The third time I was desperately afraid was at my job as a Deputy Commissioner of Finance and Administration when I inherited a staff member from another city department that just wouldn’t do right. In not doing right, I as the supervisor had to involve the union, progressive discipline process and so much more. Something which I had never done before and this is the big bad city of Chicago, not Podunk, Illinois. So please know I was beyond afraid. I was petrified. I didn’t sleep. I cried a few times. It was not easy.
I’m sure there are many more times in my life where I’ve been afraid. Yet these three instances stick out very vividly. The fear that I felt was very real. However, I forgot something someone, some very key elements. Basic instructions before leaving earth found here in Psalm 118:6-8. The Lord is with me. How about, I will not be afraid. What can mere mortals do to me? He is my helper. I look in triumph on my enemies. It is better to take refuge in the Lord than to trust in humans.
You see saints I had forgotten to put it all in HIi hands. I lost sight, took my eyes off of my Creator, my Dad, my God. I had forgotten how powerful and mighty He is. There is nothing in this earth that can defeat Him or is greater than He is.
You see my Lord, in the midst of this covenant contract partnership life experience journey, is with me. What can this mere mortal husband do that my Daddy won’t help me. You see the enemy had me focusing on the unknown on a life experience that I had never had.

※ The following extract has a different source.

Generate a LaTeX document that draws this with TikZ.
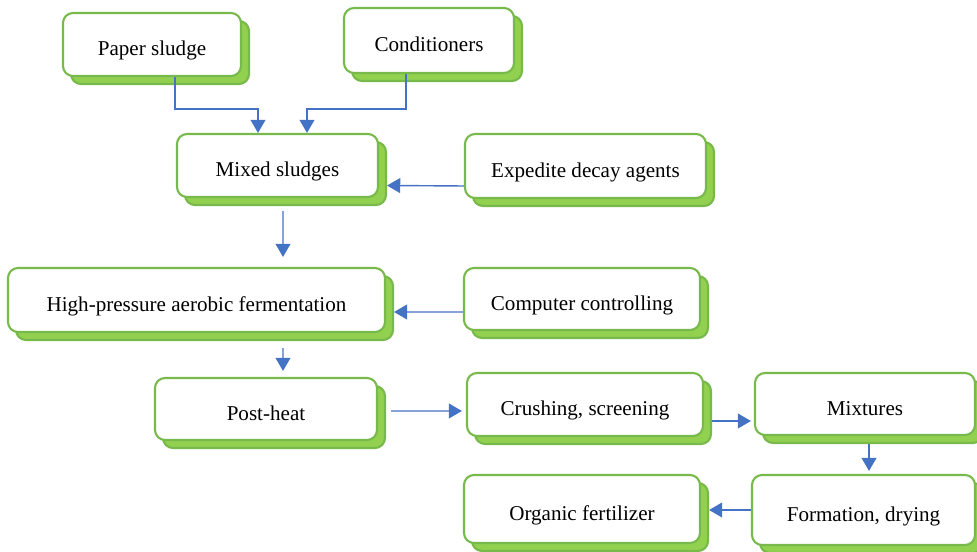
\documentclass[tikz,border=0pt]{standalone}
\usepackage{fontspec}
\setmainfont{Liberation Serif}
\usepackage{tikz}
\usetikzlibrary{shapes}
\usetikzlibrary{calc,shadows,arrows.meta}
\definecolor{boxgreen}{HTML}{77B94A}
\definecolor{shadegreen}{HTML}{92D050}
\definecolor{flowblue}{HTML}{4472C4}
\tikzstyle{stage}=[draw=boxgreen, line width=1.2pt, fill=white, rounded corners=0.2cm,
  font=\fontsize{12}{14}\selectfont, text height=13pt, text depth=0pt,
  general shadow={fill=shadegreen, draw=boxgreen, line width=1.2pt, shadow xshift=0.16cm, shadow yshift=-0.16cm}]
\tikzstyle{flow}=[draw=flowblue, line width=0.8pt, -{Triangle[width=8.5pt,length=7.5pt]}]

\begin{document}
\begin{tikzpicture}
\useasboundingbox (0,0) rectangle (19.54,-11.04);
\node[stage, minimum width=3.56cm, minimum height=1.26cm] (paper) at (3.04,-0.89) {Paper sludge};
\node[stage, minimum width=3.40cm, minimum height=1.30cm] (cond) at (8.58,-0.81) {Conditioners};
\node[stage, minimum width=4.02cm, minimum height=1.26cm] (mixed) at (5.55,-3.31) {Mixed sludges};
\node[stage, minimum width=4.82cm, minimum height=1.28cm] (expd) at (11.71,-3.32) {Expedite decay agents};
\node[stage, minimum width=7.54cm, minimum height=1.28cm] (hp) at (3.93,-6.00) {High-pressure aerobic fermentation};
\node[stage, minimum width=4.72cm, minimum height=1.24cm] (comp) at (11.64,-5.98) {Computer controlling};
\node[stage, minimum width=4.44cm, minimum height=1.24cm] (post) at (5.32,-8.18) {Post-heat};
\node[stage, minimum width=4.72cm, minimum height=1.26cm] (crush) at (11.70,-8.09) {Crushing, screening};
\node[stage, minimum width=4.40cm, minimum height=1.24cm] (mixt) at (17.30,-8.08) {Mixtures};
\node[stage, minimum width=4.46cm, minimum height=1.40cm] (form) at (17.27,-10.20) {Formation, drying};
\node[stage, minimum width=4.72cm, minimum height=1.36cm] (org) at (11.64,-10.18) {Organic fertilizer};
\draw[flow] ($(paper.south)+(.46,0)$) |- ($(mixed.north)+(-.39,.48)$) -- ($(mixed.north)+(-.39,0)$);
\draw[flow] ($(cond.south)+(-.46,0)$) |- ($(mixed.north)+(.59,.48)$) -- ($(mixed.north)+(.59,0)$);
\draw[flow] ($(expd.west)+(0,-.4)$) -- ($(mixed.east)+(.16,-.4)$);
\draw[flow] ($(mixed.south)+(.11,-.26)$) -- ($(hp.north)+(1.73,.2)$);
\draw[flow] ($(comp.west)+(0,-.26)$) -- ($(hp.east)+(.16,-.24)$);
\draw[flow] ($(hp.south)+(1.73,-.3)$) -- ($(post.north)+(.34,.12)$);
\draw[flow] ($(post.east)+(.26,-.04)$) -- ($(crush.west)+(-.08,-.13)$);
\draw[flow] ($(crush.east)+(.16,-.33)$) -- ($(mixt.west)+(-.06,-.34)$);
\draw[flow] ($(mixt.south)+(.08,-.16)$) -- ($(form.north)+(.11,.06)$);
\draw[flow] (form.west) -- ($(org.east|-form.west)+(.16,0)$);
\end{tikzpicture}
\end{document}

However, can I share with you saints that there is nothing, no boyfriend/girlfriend relationship that can compare to a Christ covenant relationship. The helper’s presence makes it that much better and sweeter. To take refuge in Him, gives a better response that trust in a human, when those spousal disagreeable moments arise as they well. Huh, just wait.
May I share saints that He is a helper even during childbirth physical pain that He promised in His word, because I’m still here to tell the story and those children are now 11 years and 15 years respectively. These mere mortals can’t do what the Lord, my helper can do as through this child rearing stewardship journey I’ve grown, given up my control demon and seen strength that I didn’t know I possessed. As I’ve prayed, fasted and submitted myself and them back to the Lord who is with us and helping us all. That we can indeed learn from the children.
So, we will not be afraid saints. We will not be afraid, because the fear comes from our trust in humans when we look at them as our Lord. But there is only one true Lord, true God that is with us always helping and paving the way. You see when our hope our faith is in our God fear has no choice but to leave. Our powerful purposeful God has dominion and authority over all. His power is overwhelming. HIs power is all consuming that no other can compare. So, let us not be afraid as our Lord, our God, our Father’s helping us at each and every turn.